Your instructions
Retype every line from the start of the data down to and including the line with "const pairs = (xs, ys)". Skip the pictures.

>> BEGIN

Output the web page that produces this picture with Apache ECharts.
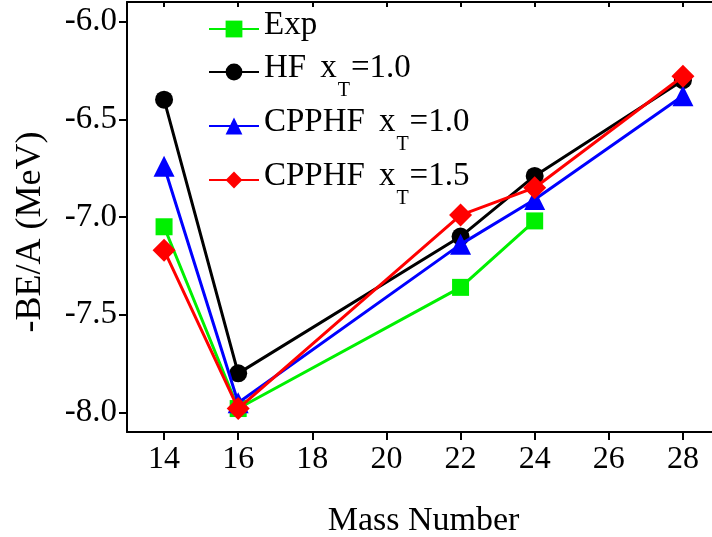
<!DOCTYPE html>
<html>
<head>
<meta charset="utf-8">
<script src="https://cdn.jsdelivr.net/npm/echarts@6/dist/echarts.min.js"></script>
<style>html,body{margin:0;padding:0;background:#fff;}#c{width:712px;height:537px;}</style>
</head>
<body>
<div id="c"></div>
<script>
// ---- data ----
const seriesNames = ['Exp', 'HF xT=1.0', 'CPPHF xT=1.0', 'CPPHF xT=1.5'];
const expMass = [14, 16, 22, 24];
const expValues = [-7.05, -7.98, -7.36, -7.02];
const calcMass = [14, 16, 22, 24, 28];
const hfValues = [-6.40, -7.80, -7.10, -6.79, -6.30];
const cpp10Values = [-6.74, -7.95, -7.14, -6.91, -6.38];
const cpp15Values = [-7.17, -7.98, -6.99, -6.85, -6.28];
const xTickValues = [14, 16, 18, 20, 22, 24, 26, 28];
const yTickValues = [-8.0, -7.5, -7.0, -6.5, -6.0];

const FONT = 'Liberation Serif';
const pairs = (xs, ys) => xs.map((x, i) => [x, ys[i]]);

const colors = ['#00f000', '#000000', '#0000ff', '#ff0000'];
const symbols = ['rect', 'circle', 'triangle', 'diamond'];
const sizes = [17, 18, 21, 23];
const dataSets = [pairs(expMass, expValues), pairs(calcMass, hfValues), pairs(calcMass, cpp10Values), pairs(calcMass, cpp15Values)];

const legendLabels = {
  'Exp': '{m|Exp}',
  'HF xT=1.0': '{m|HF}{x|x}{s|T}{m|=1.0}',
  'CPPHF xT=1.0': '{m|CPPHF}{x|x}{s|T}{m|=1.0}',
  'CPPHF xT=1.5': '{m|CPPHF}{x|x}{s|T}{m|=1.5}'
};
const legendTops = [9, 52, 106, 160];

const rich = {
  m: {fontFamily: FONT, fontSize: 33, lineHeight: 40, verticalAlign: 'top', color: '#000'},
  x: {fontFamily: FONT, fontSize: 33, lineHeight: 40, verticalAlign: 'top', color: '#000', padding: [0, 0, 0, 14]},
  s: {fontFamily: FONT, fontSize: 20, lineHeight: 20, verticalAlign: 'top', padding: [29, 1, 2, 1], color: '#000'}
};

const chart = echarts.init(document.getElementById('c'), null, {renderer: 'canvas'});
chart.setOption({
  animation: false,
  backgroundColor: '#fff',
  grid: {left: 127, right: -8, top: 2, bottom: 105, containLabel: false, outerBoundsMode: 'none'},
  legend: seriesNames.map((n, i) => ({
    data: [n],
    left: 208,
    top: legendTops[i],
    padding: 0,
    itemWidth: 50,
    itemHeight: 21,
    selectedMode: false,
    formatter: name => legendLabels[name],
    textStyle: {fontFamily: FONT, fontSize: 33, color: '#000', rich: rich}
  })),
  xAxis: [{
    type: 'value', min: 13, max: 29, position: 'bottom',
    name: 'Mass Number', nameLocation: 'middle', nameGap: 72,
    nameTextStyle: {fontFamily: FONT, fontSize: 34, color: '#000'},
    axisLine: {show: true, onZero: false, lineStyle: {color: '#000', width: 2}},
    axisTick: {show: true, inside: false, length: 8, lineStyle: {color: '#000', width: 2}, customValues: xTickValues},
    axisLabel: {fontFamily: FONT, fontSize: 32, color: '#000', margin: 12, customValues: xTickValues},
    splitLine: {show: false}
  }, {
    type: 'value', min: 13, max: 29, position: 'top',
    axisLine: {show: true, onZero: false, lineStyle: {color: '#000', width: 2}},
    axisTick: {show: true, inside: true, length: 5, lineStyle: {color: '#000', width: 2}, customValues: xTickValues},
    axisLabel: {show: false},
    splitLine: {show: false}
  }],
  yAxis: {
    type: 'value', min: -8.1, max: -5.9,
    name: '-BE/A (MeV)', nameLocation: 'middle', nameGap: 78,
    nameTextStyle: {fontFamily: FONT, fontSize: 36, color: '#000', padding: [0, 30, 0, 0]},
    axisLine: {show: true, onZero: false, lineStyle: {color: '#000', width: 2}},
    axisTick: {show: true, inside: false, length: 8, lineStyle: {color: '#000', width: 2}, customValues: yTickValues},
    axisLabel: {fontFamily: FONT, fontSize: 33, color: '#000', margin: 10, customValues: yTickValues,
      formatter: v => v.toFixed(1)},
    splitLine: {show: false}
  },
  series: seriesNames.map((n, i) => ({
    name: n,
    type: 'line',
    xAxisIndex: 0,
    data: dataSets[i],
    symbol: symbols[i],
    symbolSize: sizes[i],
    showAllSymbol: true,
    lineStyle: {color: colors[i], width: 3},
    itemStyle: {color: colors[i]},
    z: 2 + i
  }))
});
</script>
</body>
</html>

>> END

Final result
Output the web page that produces this picture with Apache ECharts.
<!DOCTYPE html>
<html>
<head>
<meta charset="utf-8">
<script src="https://cdn.jsdelivr.net/npm/echarts@6/dist/echarts.min.js"></script>
<style>html,body{margin:0;padding:0;background:#fff;}#c{width:712px;height:537px;}</style>
</head>
<body>
<div id="c"></div>
<script>
// ---- data ----
const seriesNames = ['Exp', 'HF xT=1.0', 'CPPHF xT=1.0', 'CPPHF xT=1.5'];
const expMass = [14, 16, 22, 24];
const expValues = [-7.05, -7.98, -7.36, -7.02];
const calcMass = [14, 16, 22, 24, 28];
const hfValues = [-6.40, -7.80, -7.10, -6.79, -6.30];
const cpp10Values = [-6.74, -7.95, -7.14, -6.91, -6.38];
const cpp15Values = [-7.17, -7.98, -6.99, -6.85, -6.28];
const xTickValues = [14, 16, 18, 20, 22, 24, 26, 28];
const yTickValues = [-8.0, -7.5, -7.0, -6.5, -6.0];

const FONT = 'Liberation Serif';
const pairs = (xs, ys) => xs.map((x, i) => [x, ys[i]]);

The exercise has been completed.